While America’s economy—or Gross Domestic Product (GDP)—grew at a rate of only 2.3% in 2019 versus the 3% standard, 2.1 million new jobs were created in the past 12 months, the nation’s unemployment rate of 3.5% fell historically low and energy prices (oil and natural gas) remained well below their historical norms.
That was among the financial data shared with some 300 businesspeople and 40 exhibitors representing Elmhurst and 16 other west suburban chambers of commerce at the 18th Annual Economic Outlook Luncheon held at Ashyana Banquets in Downers Grove on February 7.
William A. Strauss, Senior Economist and Economic Advisor in the Economic Research Department at the Federal Reserve Bank of Chicago, deliver the event’s Keynote Address for the 13th and final time, in advance of his pending retirement this spring.
Strauss assured attendees that there are no indicators of a downturn in America’s $20 trillion economy, or of any pending “negative economic shock” that typically provides the financial impetus for a recession.
The U.S. Stock Market continues to produce record highs, despite regular volatility.
Quoting 1961 Nobel-winning Keynesian economist Paul Samuelson, Strauss quipped that “the Stock Market has predicted nine of the past five recessions.”
Since the end of the “Great Recession”—which ran from December of 2007 through June of 2009—America’s economy has generated average GDP growth of 2.3% over the past 11 years since (a growth span “unprecedented” since the end of World War II) and remains more stable than any other country. Comparatively, the GDP growth rate hit 4.4% and 4.3% following the recessions of 1981-82 and 1974-75, respectively.
Only China (6.1%) and India (5.4%) reported higher GDPs in 2019 than the United States.
The Fed forecasts GDP growth at 1.8% to 2.0% for 2020, 2021 and 2022.
Two major factors that drive GDP—labor force growth and productivity gain—remained relatively static. The labor force had no growth due to a slow population growth and low immigration, while productivity (as a result of better equipment, improved processes, greater capital investment or a more-skilled workforce) increased only 1%.
U.S. manufacturing and labor took a dip in 2019, with the Midwest economy feeling the pinch despite major Illinois contributors such as John Deere and Caterpillar.
The extended tariff conflict with China and the renegotiation of the foreign trade agreement with Mexico and Canada (USMCA)—Illinois’ two largest trade partners—forced some manufacturers to scale back on their operations.
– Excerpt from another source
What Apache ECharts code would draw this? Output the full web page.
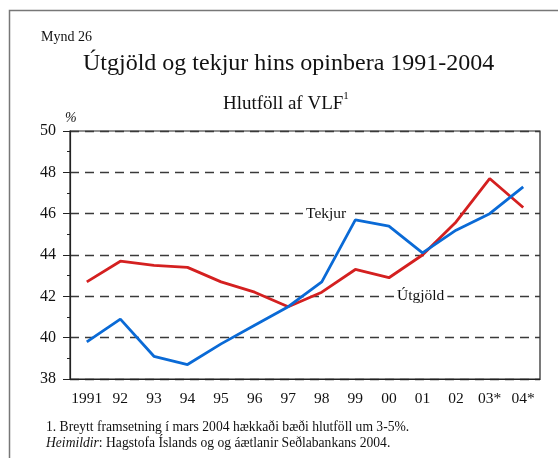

With the tariffs implemented in 2018, the U.S. ranks eighth in the world behind Korea, Brazil, India, Saudi Arabia, Mexico, Russia and China, and just ahead of Turkey and Indonesia. If all of the proposed 2019 tariffs were put in effect, the U.S. would rank No. 1 worldwide.
While Americans are driving vehicles that average 11 years old, auto manufacturers lowered production to 16 million vehicles, with General Motors (GM) weathering a five-week walkout by the 48,000 United Auto Workers (UAW) union members at 50 plants ending in late October.
The auto industry sold 17 million vehicles in 2019, with light truck sales up 2.4% and now accounting for three-fourths of the market. Sedan sales dropped by 10.7%. Alternative-power vehicles (hybrid, electric, etc.) remained less than 5% of total sales.
The nation’s year-end unemployment rate dropped to lowest level since 1969, while the State of Illinois fell to 3.9%, including DuPage County’s low of 2.5%. Unemployment among African Americans and Hispanic Americans also hit record lows. The Federal Open Market Committee (FOMC) projects unemployment rates to tick up to 3.7% in 2020, 3.9% in 2021 and 4% in 2022.
The Consumer Price Index (CPI) rose to 2.3% in 2019, remaining below its historical norms.
After raising its lending rate by .25% in December of 2018, the Fed lowered the rate three times totaling three-quarters of 1% in 2019.
Housing starts totaled 1.298 million in 2019 and are projected at 1.306 million in 2020 and 1.323 million in 2021, all of which are still below the historical norms of 1.4 to 1.5 million.
Businesses and consumers have benefitted from relatively-low oil and natural gas costs, with the U.S. become a net exporter of energy for the first time in history, rivaling Saudi Arabia in crude oil and Russia in natural gas.